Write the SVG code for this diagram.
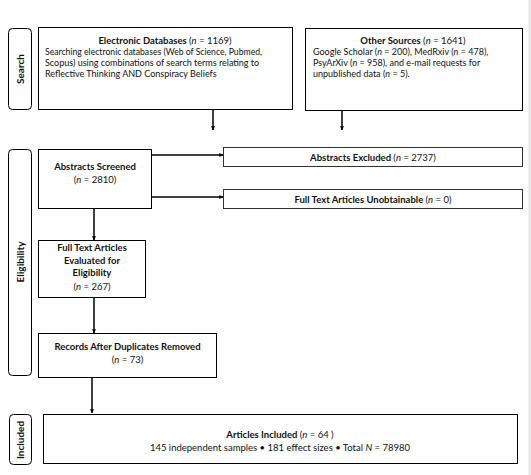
<svg xmlns="http://www.w3.org/2000/svg" width="531" height="475" viewBox="0 0 531 475">
<defs>
<marker id="ah" viewBox="0 0 6 6" refX="5.5" refY="3" markerWidth="4" markerHeight="4" orient="auto" markerUnits="userSpaceOnUse">
<path d="M0,0 L6,3 L0,6 z" fill="#000"/>
</marker>
<style>
text{font-family:Lato,"Open Sans","Liberation Sans",sans-serif;fill:#111;}
.t{font-size:9.5px;font-weight:bold;text-anchor:middle;}
.b{font-size:9px;}
.c{font-size:9.5px;text-anchor:middle;}
.box{fill:#fff;stroke:#000;stroke-width:1;}
.box2{fill:#fff;stroke:#333;stroke-width:1;}
.lab{fill:#fff;stroke:#000;stroke-width:1;}
.lt{font-size:10px;font-weight:bold;text-anchor:middle;}
.con{stroke:#000;stroke-width:1.5;fill:none;marker-end:url(#ah);}
</style>
</defs>
<rect width="531" height="475" fill="#fff"/>
<line x1="529.5" y1="0" x2="529.5" y2="475" stroke="#e4e4e4" stroke-width="2"/>

<g id="label-search">
<rect class="lab" x="8.5" y="28.5" width="23" height="81" rx="4"/>
<text class="lt" transform="translate(23.5,69) rotate(-90)">Search</text>
</g>
<g id="label-eligibility">
<rect class="lab" x="8.5" y="149.5" width="23" height="226" rx="4"/>
<text class="lt" transform="translate(23.5,262) rotate(-90)">Eligibility</text>
</g>
<g id="label-included">
<rect class="lab" x="9.5" y="414.5" width="22" height="50" rx="4"/>
<text class="lt" transform="translate(24,440) rotate(-90)">Included</text>
</g>

<g id="electronic-databases">
<rect class="box" x="38.5" y="27.5" width="254" height="82"/>
<text class="t" x="165" y="44">Electronic Databases <tspan font-weight="normal">(<tspan font-style="italic">n</tspan> = 1169)</tspan></text>
<text class="b" x="45" y="55" textLength="217" lengthAdjust="spacingAndGlyphs">Searching electronic databases (Web of Science, Pubmed,</text>
<text class="b" x="45" y="66">Scopus) using combinations of search terms relating to</text>
<text class="b" x="45" y="77">Reflective Thinking AND Conspiracy Beliefs</text>
</g>

<g id="other-sources">
<rect class="box" x="305.5" y="28.5" width="217" height="82"/>
<text class="t" x="413" y="44">Other Sources <tspan font-weight="normal">(<tspan font-style="italic">n</tspan> = 1641)</tspan></text>
<text class="b" x="313" y="55">Google Scholar (<tspan font-style="italic">n</tspan> = 200), MedRxiv (<tspan font-style="italic">n</tspan> = 478),</text>
<text class="b" x="313" y="66">PsyArXiv (<tspan font-style="italic">n</tspan> = 958), and e-mail requests for</text>
<text class="b" x="313" y="77">unpublished data (<tspan font-style="italic">n</tspan> = 5).</text>
</g>

<g id="abstracts-screened">
<rect class="box" x="38.5" y="149.5" width="113" height="59"/>
<text class="t" x="95" y="170">Abstracts Screened</text>
<text class="c" x="95" y="183">(<tspan font-style="italic">n</tspan> = 2810)</text>
</g>

<g id="abstracts-excluded">
<rect class="box2" x="223.5" y="147.5" width="299" height="19"/>
<text class="t" x="373" y="160.5" font-size="10">Abstracts Excluded <tspan font-weight="normal">(<tspan font-style="italic">n</tspan> = 2737)</tspan></text>
</g>

<g id="full-text-unobtainable">
<rect class="box2" x="223.5" y="189.5" width="299" height="19"/>
<text class="t" x="373" y="202.5">Full Text Articles Unobtainable <tspan font-weight="normal">(<tspan font-style="italic">n</tspan> = 0)</tspan></text>
</g>

<g id="full-text-evaluated">
<rect class="box" x="38.5" y="240.5" width="107" height="57"/>
<text class="t" x="92" y="251">Full Text Articles</text>
<text class="t" x="92" y="264">Evaluated for</text>
<text class="t" x="92" y="276">Eligibility</text>
<text class="c" x="92" y="290">(<tspan font-style="italic">n</tspan> = 267)</text>
</g>

<g id="records-after-duplicates">
<rect class="box" x="38.5" y="333.5" width="178" height="44"/>
<text class="t" x="127.5" y="350">Records After Duplicates Removed</text>
<text class="c" x="127.5" y="363">(<tspan font-style="italic">n</tspan> = 73)</text>
</g>

<g id="articles-included">
<rect class="box" x="43.5" y="414.5" width="474" height="49"/>
<text class="t" x="280" y="438">Articles Included <tspan font-weight="normal">(<tspan font-style="italic">n</tspan> = 64 )</tspan></text>
<text class="c" x="280" y="451">145 independent samples • 181 effect sizes • Total <tspan font-style="italic">N</tspan> = 78980</text>
</g>

<g id="connectors">
<line class="con" x1="213" y1="110" x2="213" y2="130"/>
<line class="con" x1="342" y1="111" x2="342" y2="130"/>
<line class="con" x1="152" y1="155" x2="223" y2="155"/>
<line class="con" x1="152" y1="197" x2="223" y2="197"/>
<line class="con" x1="94" y1="209" x2="94" y2="240"/>
<line class="con" x1="94" y1="298" x2="94" y2="333"/>
<line class="con" x1="92" y1="378" x2="92" y2="413"/>
</g>
</svg>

___

• [Exercise prompt]:
Repeat the listing in full and exactly. Do not include any images.

• [Task output]:
Write the SVG code for this diagram.
<svg xmlns="http://www.w3.org/2000/svg" width="531" height="475" viewBox="0 0 531 475">
<defs>
<marker id="ah" viewBox="0 0 6 6" refX="5.5" refY="3" markerWidth="4" markerHeight="4" orient="auto" markerUnits="userSpaceOnUse">
<path d="M0,0 L6,3 L0,6 z" fill="#000"/>
</marker>
<style>
text{font-family:Lato,"Open Sans","Liberation Sans",sans-serif;fill:#111;}
.t{font-size:9.5px;font-weight:bold;text-anchor:middle;}
.b{font-size:9px;}
.c{font-size:9.5px;text-anchor:middle;}
.box{fill:#fff;stroke:#000;stroke-width:1;}
.box2{fill:#fff;stroke:#333;stroke-width:1;}
.lab{fill:#fff;stroke:#000;stroke-width:1;}
.lt{font-size:10px;font-weight:bold;text-anchor:middle;}
.con{stroke:#000;stroke-width:1.5;fill:none;marker-end:url(#ah);}
</style>
</defs>
<rect width="531" height="475" fill="#fff"/>
<line x1="529.5" y1="0" x2="529.5" y2="475" stroke="#e4e4e4" stroke-width="2"/>

<g id="label-search">
<rect class="lab" x="8.5" y="28.5" width="23" height="81" rx="4"/>
<text class="lt" transform="translate(23.5,69) rotate(-90)">Search</text>
</g>
<g id="label-eligibility">
<rect class="lab" x="8.5" y="149.5" width="23" height="226" rx="4"/>
<text class="lt" transform="translate(23.5,262) rotate(-90)">Eligibility</text>
</g>
<g id="label-included">
<rect class="lab" x="9.5" y="414.5" width="22" height="50" rx="4"/>
<text class="lt" transform="translate(24,440) rotate(-90)">Included</text>
</g>

<g id="electronic-databases">
<rect class="box" x="38.5" y="27.5" width="254" height="82"/>
<text class="t" x="165" y="44">Electronic Databases <tspan font-weight="normal">(<tspan font-style="italic">n</tspan> = 1169)</tspan></text>
<text class="b" x="45" y="55" textLength="217" lengthAdjust="spacingAndGlyphs">Searching electronic databases (Web of Science, Pubmed,</text>
<text class="b" x="45" y="66">Scopus) using combinations of search terms relating to</text>
<text class="b" x="45" y="77">Reflective Thinking AND Conspiracy Beliefs</text>
</g>

<g id="other-sources">
<rect class="box" x="305.5" y="28.5" width="217" height="82"/>
<text class="t" x="413" y="44">Other Sources <tspan font-weight="normal">(<tspan font-style="italic">n</tspan> = 1641)</tspan></text>
<text class="b" x="313" y="55">Google Scholar (<tspan font-style="italic">n</tspan> = 200), MedRxiv (<tspan font-style="italic">n</tspan> = 478),</text>
<text class="b" x="313" y="66">PsyArXiv (<tspan font-style="italic">n</tspan> = 958), and e-mail requests for</text>
<text class="b" x="313" y="77">unpublished data (<tspan font-style="italic">n</tspan> = 5).</text>
</g>

<g id="abstracts-screened">
<rect class="box" x="38.5" y="149.5" width="113" height="59"/>
<text class="t" x="95" y="170">Abstracts Screened</text>
<text class="c" x="95" y="183">(<tspan font-style="italic">n</tspan> = 2810)</text>
</g>

<g id="abstracts-excluded">
<rect class="box2" x="223.5" y="147.5" width="299" height="19"/>
<text class="t" x="373" y="160.5" font-size="10">Abstracts Excluded <tspan font-weight="normal">(<tspan font-style="italic">n</tspan> = 2737)</tspan></text>
</g>

<g id="full-text-unobtainable">
<rect class="box2" x="223.5" y="189.5" width="299" height="19"/>
<text class="t" x="373" y="202.5">Full Text Articles Unobtainable <tspan font-weight="normal">(<tspan font-style="italic">n</tspan> = 0)</tspan></text>
</g>

<g id="full-text-evaluated">
<rect class="box" x="38.5" y="240.5" width="107" height="57"/>
<text class="t" x="92" y="251">Full Text Articles</text>
<text class="t" x="92" y="264">Evaluated for</text>
<text class="t" x="92" y="276">Eligibility</text>
<text class="c" x="92" y="290">(<tspan font-style="italic">n</tspan> = 267)</text>
</g>

<g id="records-after-duplicates">
<rect class="box" x="38.5" y="333.5" width="178" height="44"/>
<text class="t" x="127.5" y="350">Records After Duplicates Removed</text>
<text class="c" x="127.5" y="363">(<tspan font-style="italic">n</tspan> = 73)</text>
</g>

<g id="articles-included">
<rect class="box" x="43.5" y="414.5" width="474" height="49"/>
<text class="t" x="280" y="438">Articles Included <tspan font-weight="normal">(<tspan font-style="italic">n</tspan> = 64 )</tspan></text>
<text class="c" x="280" y="451">145 independent samples • 181 effect sizes • Total <tspan font-style="italic">N</tspan> = 78980</text>
</g>

<g id="connectors">
<line class="con" x1="213" y1="110" x2="213" y2="130"/>
<line class="con" x1="342" y1="111" x2="342" y2="130"/>
<line class="con" x1="152" y1="155" x2="223" y2="155"/>
<line class="con" x1="152" y1="197" x2="223" y2="197"/>
<line class="con" x1="94" y1="209" x2="94" y2="240"/>
<line class="con" x1="94" y1="298" x2="94" y2="333"/>
<line class="con" x1="92" y1="378" x2="92" y2="413"/>
</g>
</svg>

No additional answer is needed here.